According to numbers from NOAA’s National Centers for Environmental Information (NCEI), more than 5 million acres burned in wildfires in the United States. And that’s just slightly higher than half of the annual record set in 2010, when more than 10 millions acres fell victim to wildfires.
The fact is, wildfires are unpredictable. They’re costly. They’re dangerous. And many climate scientists predict that they will happen with increasing frequency and ferocity in the coming years as climate change increases spring and summer temperatures, and decreases rain fall in come parts of the country. In fact, some organizations claim that wildfire season has grown by two months or more due to changes in global climate.
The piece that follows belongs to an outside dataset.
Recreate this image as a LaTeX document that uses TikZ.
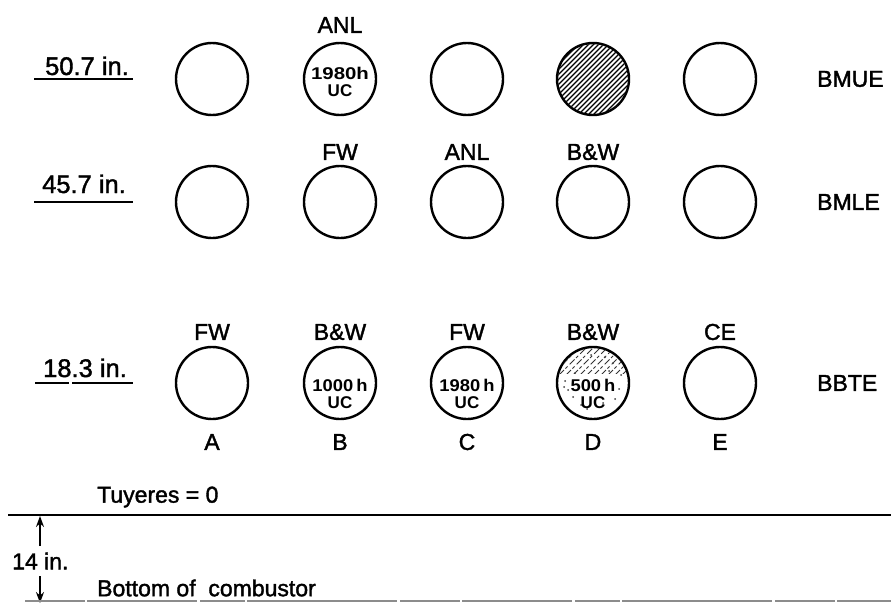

With wildfire season here in many parts of the country, insurers are working hard to understand where fires could occur and what threats they pose to policy holders across the region. And they have a new tool to assist them.
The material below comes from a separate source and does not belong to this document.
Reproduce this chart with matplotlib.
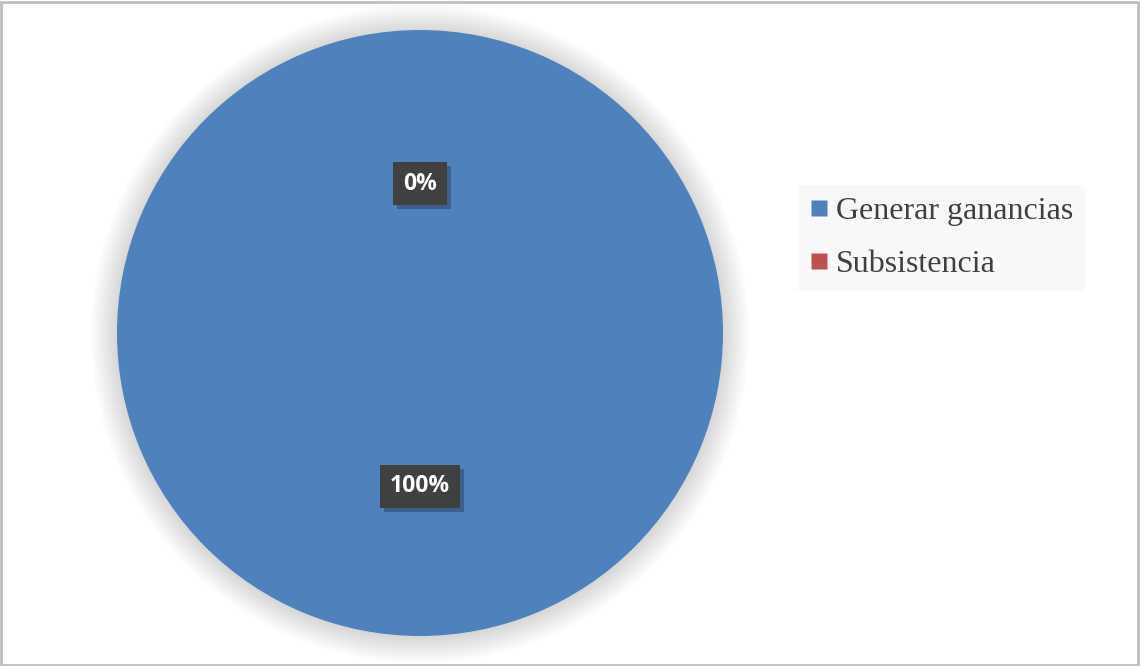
import numpy as np
import matplotlib.pyplot as plt
from matplotlib.patches import Circle, Rectangle
from matplotlib.lines import Line2D

categories = ['Generar ganancias', 'Subsistencia']
values = [100, 0]
colors = ['#4F81BD', '#C0504D']

plt.rcParams['hatch.color'] = '#555555'

fig = plt.figure(figsize=(11.4, 6.66), dpi=100)
ax = fig.add_axes([0, 0, 1, 1])
ax.axis('off')

cx, cy, r = 420, 333, 303

# soft shadow behind the pie
for i in range(14):
    ax.add_patch(Circle((cx, cy - 1), r + 26 - i * 2, color='#000000',
                        alpha=0.011, lw=0, zorder=0))

wedges, texts, autotexts = ax.pie(
    values, colors=colors, startangle=90, counterclock=False,
    center=(cx, cy), radius=r, autopct='%.0f%%', pctdistance=0.5,
    wedgeprops=dict(linewidth=0),
    textprops=dict(color='white', fontsize=16.5, fontweight='bold',
                   family='Open Sans'))
ax.set_xlim(0, 1140)
ax.set_ylim(0, 666)

for t in autotexts:
    t.set_zorder(5)
    x, y = t.get_position()
    t.set_position((x, y - 2))
    t.set_bbox(dict(boxstyle='square,pad=0.42', facecolor='#404040',
                    edgecolor='none', hatch='..'))

handles = [Line2D([], [], marker='s', linestyle='none', markersize=12,
                  markerfacecolor=c, markeredgecolor='none') for c in colors]
leg = ax.legend(handles, categories, loc='upper left',
                bbox_to_anchor=(798 / 1140, 1 - 185 / 666),
                prop=dict(family='Liberation Serif', size=23),
                frameon=True, fancybox=False, framealpha=1,
                facecolor='#f8f8f8', edgecolor='none',
                handlelength=0.55, handletextpad=0.25, labelspacing=0.72,
                borderpad=0.38, borderaxespad=0)
for t in leg.get_texts():
    t.set_color('#404040')

# drop shadows under the label boxes
fig.canvas.draw()
renderer = fig.canvas.get_renderer()
for t in autotexts:
    bb = t.get_bbox_patch().get_window_extent(renderer)
    (x0, y0), (x1, y1) = ax.transData.inverted().transform(
        [(bb.x0, bb.y0), (bb.x1, bb.y1)])
    ax.add_patch(Rectangle((x0 + 4, y0 - 4), x1 - x0, y1 - y0,
                           facecolor='black', edgecolor='none',
                           alpha=0.25, zorder=4))

# chart area border
fig.patches.append(Rectangle((0.001, 0.002), 0.997, 0.995,
                             transform=fig.transFigure, fill=False,
                             edgecolor='#c0c0c0', linewidth=2))

fig.savefig('out.png', dpi=100)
Location intelligence technology is paving the way for more accurate assessments of threats as well as providing insurers with insights on areas of destruction and damage. It allows them to visualize spatial data and understand relationships between specific locations so, for example, they can see how many houses have been destroyed and actively locate other structures around the perimeter of a wildfire that might be at risk.
A process known as geocoding helps insurers gain accurate location and address information fueled by a wide range of up-to-date, reliable data from data providers. This results in more matches, fewer false positives, and better data quality, as well as faster and more accurate assessments of their clients’ exposure.
In addition to using location intelligence and geocoding during a wildfire, insurers can also use this technology proactively to determine risk areas for wildfires. Knowing the flammability of a region can help insurers conduct risk assessments and ensure that policy holders have the right amount of coverage based on their level of risk.
In addition to utilizing this technology themselves, insurance companies may want to push their customers to take advantage of it as well – especially utility companies. Sometimes utility companies are responsible for wildfires starting, and geocoding solutions could help them avoid this issue moving forward. For example, using location intelligence and geocoding, they can look at wildfire risk data and see where it may create collateral damage to power lines. They can also use this intelligence to look at mitigation strategies that will enable them to avoid being exposed to costly lawsuits.
Analyzing geographic data leads to improved business decisions. By providing a better understanding of the level of exposure at individual points on the map, insurers and utility companies can better estimate potential threats and losses and insurers can be sure they are providing the correct amount of coverage at the right price.